Dataset records:

- - - - -

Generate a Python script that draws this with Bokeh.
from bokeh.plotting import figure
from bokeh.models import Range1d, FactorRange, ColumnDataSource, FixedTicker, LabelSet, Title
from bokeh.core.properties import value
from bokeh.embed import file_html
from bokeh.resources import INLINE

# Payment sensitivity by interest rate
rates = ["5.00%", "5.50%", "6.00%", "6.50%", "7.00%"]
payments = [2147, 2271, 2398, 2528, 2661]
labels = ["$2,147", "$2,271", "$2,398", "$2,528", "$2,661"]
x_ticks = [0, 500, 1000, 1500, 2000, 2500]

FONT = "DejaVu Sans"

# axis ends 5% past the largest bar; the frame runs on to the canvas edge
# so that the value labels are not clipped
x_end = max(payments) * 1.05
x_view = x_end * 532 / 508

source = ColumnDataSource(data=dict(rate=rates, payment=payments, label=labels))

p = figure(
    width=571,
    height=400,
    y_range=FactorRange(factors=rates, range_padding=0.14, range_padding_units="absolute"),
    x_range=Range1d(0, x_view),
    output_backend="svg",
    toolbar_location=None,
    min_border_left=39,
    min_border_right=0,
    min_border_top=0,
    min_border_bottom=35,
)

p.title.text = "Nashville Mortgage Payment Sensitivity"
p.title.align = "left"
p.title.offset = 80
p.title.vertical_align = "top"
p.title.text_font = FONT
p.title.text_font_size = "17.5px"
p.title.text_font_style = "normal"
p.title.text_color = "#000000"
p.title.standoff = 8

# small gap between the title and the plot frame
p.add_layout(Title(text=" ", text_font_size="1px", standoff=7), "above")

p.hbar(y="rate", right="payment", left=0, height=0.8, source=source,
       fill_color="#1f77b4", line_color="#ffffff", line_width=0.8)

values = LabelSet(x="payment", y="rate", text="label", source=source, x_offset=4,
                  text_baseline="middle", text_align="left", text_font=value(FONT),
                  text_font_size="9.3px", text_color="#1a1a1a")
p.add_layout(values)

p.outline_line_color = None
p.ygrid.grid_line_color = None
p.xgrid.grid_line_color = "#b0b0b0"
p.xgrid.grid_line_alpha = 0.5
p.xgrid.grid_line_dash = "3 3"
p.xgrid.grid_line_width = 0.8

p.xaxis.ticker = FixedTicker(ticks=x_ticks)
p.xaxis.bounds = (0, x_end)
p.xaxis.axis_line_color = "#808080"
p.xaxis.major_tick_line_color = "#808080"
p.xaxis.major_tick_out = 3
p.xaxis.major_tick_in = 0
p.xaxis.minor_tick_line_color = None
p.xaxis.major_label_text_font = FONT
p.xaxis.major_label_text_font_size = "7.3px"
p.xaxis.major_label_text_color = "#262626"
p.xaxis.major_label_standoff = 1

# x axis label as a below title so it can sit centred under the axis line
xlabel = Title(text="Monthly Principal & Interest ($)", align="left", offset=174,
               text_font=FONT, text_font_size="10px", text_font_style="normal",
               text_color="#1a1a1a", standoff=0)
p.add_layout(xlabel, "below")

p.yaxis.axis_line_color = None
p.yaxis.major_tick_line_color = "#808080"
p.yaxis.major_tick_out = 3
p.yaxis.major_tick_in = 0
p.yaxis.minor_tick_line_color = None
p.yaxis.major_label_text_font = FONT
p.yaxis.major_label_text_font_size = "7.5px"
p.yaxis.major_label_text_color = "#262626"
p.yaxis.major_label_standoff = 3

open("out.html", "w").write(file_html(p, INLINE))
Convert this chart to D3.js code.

- - - - -

Exercise brief:
Copy all the entries verbatim.

Complete answer:
Generate a Python script that draws this with Bokeh.
from bokeh.plotting import figure
from bokeh.models import Range1d, FactorRange, ColumnDataSource, FixedTicker, LabelSet, Title
from bokeh.core.properties import value
from bokeh.embed import file_html
from bokeh.resources import INLINE

# Payment sensitivity by interest rate
rates = ["5.00%", "5.50%", "6.00%", "6.50%", "7.00%"]
payments = [2147, 2271, 2398, 2528, 2661]
labels = ["$2,147", "$2,271", "$2,398", "$2,528", "$2,661"]
x_ticks = [0, 500, 1000, 1500, 2000, 2500]

FONT = "DejaVu Sans"

# axis ends 5% past the largest bar; the frame runs on to the canvas edge
# so that the value labels are not clipped
x_end = max(payments) * 1.05
x_view = x_end * 532 / 508

source = ColumnDataSource(data=dict(rate=rates, payment=payments, label=labels))

p = figure(
    width=571,
    height=400,
    y_range=FactorRange(factors=rates, range_padding=0.14, range_padding_units="absolute"),
    x_range=Range1d(0, x_view),
    output_backend="svg",
    toolbar_location=None,
    min_border_left=39,
    min_border_right=0,
    min_border_top=0,
    min_border_bottom=35,
)

p.title.text = "Nashville Mortgage Payment Sensitivity"
p.title.align = "left"
p.title.offset = 80
p.title.vertical_align = "top"
p.title.text_font = FONT
p.title.text_font_size = "17.5px"
p.title.text_font_style = "normal"
p.title.text_color = "#000000"
p.title.standoff = 8

# small gap between the title and the plot frame
p.add_layout(Title(text=" ", text_font_size="1px", standoff=7), "above")

p.hbar(y="rate", right="payment", left=0, height=0.8, source=source,
       fill_color="#1f77b4", line_color="#ffffff", line_width=0.8)

values = LabelSet(x="payment", y="rate", text="label", source=source, x_offset=4,
                  text_baseline="middle", text_align="left", text_font=value(FONT),
                  text_font_size="9.3px", text_color="#1a1a1a")
p.add_layout(values)

p.outline_line_color = None
p.ygrid.grid_line_color = None
p.xgrid.grid_line_color = "#b0b0b0"
p.xgrid.grid_line_alpha = 0.5
p.xgrid.grid_line_dash = "3 3"
p.xgrid.grid_line_width = 0.8

p.xaxis.ticker = FixedTicker(ticks=x_ticks)
p.xaxis.bounds = (0, x_end)
p.xaxis.axis_line_color = "#808080"
p.xaxis.major_tick_line_color = "#808080"
p.xaxis.major_tick_out = 3
p.xaxis.major_tick_in = 0
p.xaxis.minor_tick_line_color = None
p.xaxis.major_label_text_font = FONT
p.xaxis.major_label_text_font_size = "7.3px"
p.xaxis.major_label_text_color = "#262626"
p.xaxis.major_label_standoff = 1

# x axis label as a below title so it can sit centred under the axis line
xlabel = Title(text="Monthly Principal & Interest ($)", align="left", offset=174,
               text_font=FONT, text_font_size="10px", text_font_style="normal",
               text_color="#1a1a1a", standoff=0)
p.add_layout(xlabel, "below")

p.yaxis.axis_line_color = None
p.yaxis.major_tick_line_color = "#808080"
p.yaxis.major_tick_out = 3
p.yaxis.major_tick_in = 0
p.yaxis.minor_tick_line_color = None
p.yaxis.major_label_text_font = FONT
p.yaxis.major_label_text_font_size = "7.5px"
p.yaxis.major_label_text_color = "#262626"
p.yaxis.major_label_standoff = 3

open("out.html", "w").write(file_html(p, INLINE))
Convert this chart to D3.js code.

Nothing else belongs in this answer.